Not long ago I had a play put on stage that took apart the structure of a bad marriage in Remuera; nobody’s marriage and everybody’s. And some of the audience naturally felt that something as private as marriage shouldn’t have its anatomy exposed. This would indeed be true if marriage were only a private relationship. But I think it is in the nature of marriage to be both private and public.

We have all of us at some time either observed or experienced liaisons. Perhaps I have a soft spot at least for the premarital liaison because a good half of the best poetry in the world is nearly or remotely connected with such happenings. But when I meet two young people living together in a flat, with some tenderness, some honesty and some fidelity, and both of them express the view that they could not bear to be publicly married because of the hideously deadening aspects of that public relationship – as they have seen it in practice among their parents and other elders – I acknowledge the validity of their fear, but still tremble for the future of the society I inhabit. page 35 They want their relationship to be a romantic poem. I would like to see it become a firm objective structure, free within its bonds, indeed made socially free by those bonds, like the magnificent heroic couplets of John Dryden. But I know that they are probably right in their opinion that the social pattern itself will turn any marriage they make into dead, slack journalistic prose.

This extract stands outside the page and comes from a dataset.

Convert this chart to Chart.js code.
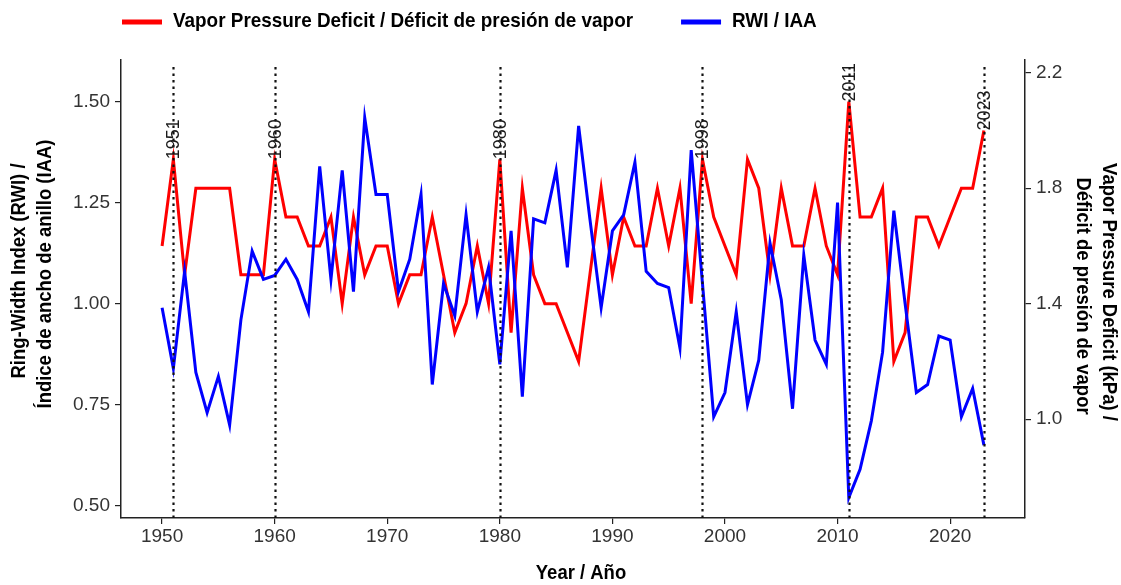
<!DOCTYPE html>
<html>
<head>
<meta charset="utf-8">
<script src="https://cdn.jsdelivr.net/npm/chart.js@4.4.1/dist/chart.umd.min.js"></script>
<style>
  html, body { margin: 0; padding: 0; background: #ffffff; }
  #wrap { width: 1121px; height: 585px; position: relative; }
</style>
</head>
<body>
<div id="wrap"><canvas id="c" width="1121" height="585"></canvas></div>
<script>
// Years of the record
const years = [
  1950, 1951, 1952, 1953, 1954, 1955, 1956, 1957, 1958, 1959,
  1960, 1961, 1962, 1963, 1964, 1965, 1966, 1967, 1968, 1969,
  1970, 1971, 1972, 1973, 1974, 1975, 1976, 1977, 1978, 1979,
  1980, 1981, 1982, 1983, 1984, 1985, 1986, 1987, 1988, 1989,
  1990, 1991, 1992, 1993, 1994, 1995, 1996, 1997, 1998, 1999,
  2000, 2001, 2002, 2003, 2004, 2005, 2006, 2007, 2008, 2009,
  2010, 2011, 2012, 2013, 2014, 2015, 2016, 2017, 2018, 2019,
  2020, 2021, 2022, 2023
];

// Ring-width index (left axis)
const rwi = [
  0.99, 0.84, 1.08, 0.83, 0.73, 0.82, 0.70, 0.96, 1.13, 1.06,
  1.07, 1.11, 1.06, 0.98, 1.34, 1.06, 1.33, 1.03, 1.46, 1.27,
  1.27, 1.03, 1.11, 1.27, 0.80, 1.05, 0.97, 1.22, 0.98, 1.09,
  0.85, 1.18, 0.77, 1.21, 1.20, 1.33, 1.09, 1.44, 1.21, 0.99,
  1.18, 1.22, 1.35, 1.08, 1.05, 1.04, 0.89, 1.38, 1.05, 0.72,
  0.78, 0.98, 0.75, 0.86, 1.15, 1.01, 0.74, 1.12, 0.91, 0.85,
  1.25, 0.52, 0.59, 0.71, 0.88, 1.23, 1.00, 0.78, 0.80, 0.92,
  0.91, 0.72, 0.79, 0.65
];

// Vapor pressure deficit in kPa (right axis)
const vpd = [
  1.6, 1.9, 1.5, 1.8, 1.8, 1.8, 1.8, 1.5, 1.5, 1.5,
  1.9, 1.7, 1.7, 1.6, 1.6, 1.7, 1.4, 1.7, 1.5, 1.6,
  1.6, 1.4, 1.5, 1.5, 1.7, 1.5, 1.3, 1.4, 1.6, 1.4,
  1.9, 1.3, 1.8, 1.5, 1.4, 1.4, 1.3, 1.2, 1.5, 1.8,
  1.5, 1.7, 1.6, 1.6, 1.8, 1.6, 1.8, 1.4, 1.9, 1.7,
  1.6, 1.5, 1.9, 1.8, 1.5, 1.8, 1.6, 1.6, 1.8, 1.6,
  1.5, 2.1, 1.7, 1.7, 1.8, 1.2, 1.3, 1.7, 1.7, 1.6,
  1.7, 1.8, 1.8, 2.0
];

// Highlighted years (dotted markers, labelled at their VPD value)
const markedYears = [1951, 1960, 1980, 1998, 2011, 2023];

// Tick labels
const xTicks = [1950, 1960, 1970, 1980, 1990, 2000, 2010, 2020];
const rwiTicks = [0.50, 0.75, 1.00, 1.25, 1.50];
const vpdTicks = [1.0, 1.4, 1.8, 2.2];

// Texts
const seriesNames = ['Vapor Pressure Deficit / Déficit de presión de vapor', 'RWI / IAA'];
const seriesColors = ['#ff0000', '#0000ff'];
const xTitle = 'Year / Año';
const leftTitle = ['Ring-Width Index (RWI) /', 'Índice de ancho de anillo (IAA)'];
const rightTitle = ['Vapor Pressure Deficit (kPa) /', 'Déficit de presión de vapor'];

// Axis ranges: the secondary axis is the primary one scaled by 1.4
const RWI_MIN = 0.4696, RWI_MAX = 1.603, VPD_PER_RWI = 1.4;
const YEAR_MIN = 1946.35, YEAR_MAX = 2026.65;

const SANS = "'Liberation Sans', Arial, sans-serif";
const BOLD = "bold 21px 'Liberation Sans', Arial, sans-serif";

const toPoints = (vals) => years.map((yr, i) => ({ x: yr, y: vals[i] }));

// Draw a string with a horizontal squeeze (condensed look), centred or left-aligned
function condensedText(ctx, text, x, y, rot, squeeze, align) {
  ctx.save();
  ctx.translate(x, y);
  ctx.rotate(rot);
  ctx.scale(squeeze, 1);
  ctx.textAlign = align;
  ctx.textBaseline = 'middle';
  ctx.fillText(text, 0, 0);
  ctx.restore();
}

// Dotted year markers with rotated labels
const markerPlugin = {
  id: 'yearMarkers',
  afterDatasetsDraw(chart) {
    const { ctx, chartArea } = chart;
    const xs = chart.scales.x, ys = chart.scales.y2;
    ctx.save();
    markedYears.forEach((yr) => {
      const px = Math.round(xs.getPixelForValue(yr)) + 0.5;
      ctx.beginPath();
      ctx.setLineDash([2.5, 4]);
      ctx.lineWidth = 2.2;
      ctx.strokeStyle = '#111';
      ctx.moveTo(px, chartArea.bottom);
      ctx.lineTo(px, chartArea.top + 4);
      ctx.stroke();
    });
    ctx.setLineDash([]);
    ctx.fillStyle = '#1a1a1a';
    ctx.font = "18px " + SANS;
    ctx.textAlign = 'left';
    ctx.textBaseline = 'middle';
    markedYears.forEach((yr) => {
      const v = vpd[years.indexOf(yr)];
      const px = xs.getPixelForValue(yr);
      const py = ys.getPixelForValue(v);
      ctx.save();
      ctx.translate(px, py);
      ctx.rotate(-Math.PI / 2);
      ctx.fillText(String(yr), 0, 1);
      ctx.restore();
    });
    ctx.restore();
  }
};

// Legend row and axis titles
const textPlugin = {
  id: 'chartTexts',
  afterDraw(chart) {
    const { ctx, chartArea } = chart;
    const squeezeLegend = 0.9, squeezeTitle = 0.88;
    ctx.save();
    ctx.font = BOLD;
    ctx.fillStyle = '#000';

    // legend
    const y = 21;
    let x = chartArea.left + 1;
    chart.data.datasets.forEach((ds) => {
      ctx.beginPath();
      ctx.strokeStyle = ds.borderColor;
      ctx.lineWidth = 5;
      ctx.moveTo(x, y + 1);
      ctx.lineTo(x + 40, y + 1);
      ctx.stroke();
      condensedText(ctx, ds.label, x + 51, y, 0, squeezeLegend, 'left');
      x += 51 + ctx.measureText(ds.label).width * squeezeLegend + 48;
    });

    // axis titles
    const cy = (chartArea.top + chartArea.bottom) / 2;
    const cx = (chartArea.left + chartArea.right) / 2;
    condensedText(ctx, xTitle, cx + 8, chartArea.bottom + 55, 0, squeezeTitle, 'center');
    condensedText(ctx, leftTitle[0], chartArea.left - 101.5, cy - 18, -Math.PI / 2, squeezeTitle, 'center');
    condensedText(ctx, leftTitle[1], chartArea.left - 76, cy - 15, -Math.PI / 2, squeezeTitle, 'center');
    condensedText(ctx, rightTitle[0], chartArea.right + 83.5, cy + 3, Math.PI / 2, squeezeTitle, 'center');
    condensedText(ctx, rightTitle[1], chartArea.right + 57.5, cy + 7, Math.PI / 2, squeezeTitle, 'center');
    ctx.restore();
  }
};

const tickFont = { family: SANS, size: 19 };
const tickGrid = { drawOnChartArea: false, drawTicks: true, tickLength: 6, color: '#222', lineWidth: 1.2 };
const axisBorder = { display: true, color: '#222', width: 1.5 };

new Chart(document.getElementById('c'), {
  type: 'line',
  data: {
    datasets: [
      {
        label: seriesNames[0],
        data: toPoints(vpd),
        yAxisID: 'y2',
        borderColor: seriesColors[0],
        borderWidth: 3,
        pointRadius: 0,
        tension: 0,
        order: 2
      },
      {
        label: seriesNames[1],
        data: toPoints(rwi),
        yAxisID: 'y',
        borderColor: seriesColors[1],
        borderWidth: 3,
        pointRadius: 0,
        tension: 0,
        order: 1
      }
    ]
  },
  options: {
    responsive: false,
    animation: false,
    devicePixelRatio: 1,
    layout: { padding: { top: 60, left: 0, right: 0, bottom: 0 } },
    plugins: { legend: { display: false }, tooltip: { enabled: false } },
    scales: {
      x: {
        type: 'linear',
        position: 'bottom',
        min: YEAR_MIN,
        max: YEAR_MAX,
        afterBuildTicks: (s) => { s.ticks = xTicks.map((v) => ({ value: v })); },
        afterFit: (s) => { s.height = 67; },
        ticks: { font: tickFont, color: '#333', padding: 1, maxRotation: 0, autoSkip: false, callback: (v) => String(v) },
        grid: tickGrid,
        border: axisBorder
      },
      y: {
        type: 'linear',
        position: 'left',
        min: RWI_MIN,
        max: RWI_MAX,
        afterBuildTicks: (s) => { s.ticks = rwiTicks.map((v) => ({ value: v })); },
        afterFit: (s) => { s.width = 121; },
        ticks: { font: tickFont, color: '#333', padding: 5, callback: (v) => Number(v).toFixed(2) },
        grid: tickGrid,
        border: axisBorder
      },
      y2: {
        type: 'linear',
        position: 'right',
        min: RWI_MIN * VPD_PER_RWI,
        max: RWI_MAX * VPD_PER_RWI,
        afterBuildTicks: (s) => { s.ticks = vpdTicks.map((v) => ({ value: v })); },
        afterFit: (s) => { s.width = 96; },
        ticks: { font: tickFont, color: '#333', padding: 5, callback: (v) => Number(v).toFixed(1) },
        grid: tickGrid,
        border: axisBorder
      }
    }
  },
  plugins: [markerPlugin, textPlugin]
});
</script>
</body>
</html>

Recently I had an illuminating conversation with a divorcee. This woman of goodwill had had a hard battle bringing up her children without a father; but her assumption of responsibility had undoubtedly strengthened her character and given her many insights that she might well have lacked if she had remained married. She was capable of looking at our society partly from the outside. I had the impression, however, that she had originally seen marriage as a private relationship, and saw it now as the romantic poem that she had failed to write. This view may have contributed to the original crisis.

I doubt if we can afford to let marriage be simply the playground of private hope and fantasy. I doubt if any given partner can afford to say, ‘My husband (or wife) has proved dull, unkind and hurtful; therefore I have the right to ditch him (or her) and try to forge out a life on my own or with another partner.’ In the doubtful climate of a liaison this would be a reasonable decision. But marriage is communal as well as private. One should perhaps labour at turning the dull prose into heroic couplets. But this in turn would require a vastly more objective view of marriage in society at large. Those societies which have tolerated extra-marital liaisons (toleration is not necessarily a condoning) or which did not regard separation as the termination of the public side of marriage may have been wiser than our own. Their children at least had an unclouded knowledge of who their parents were.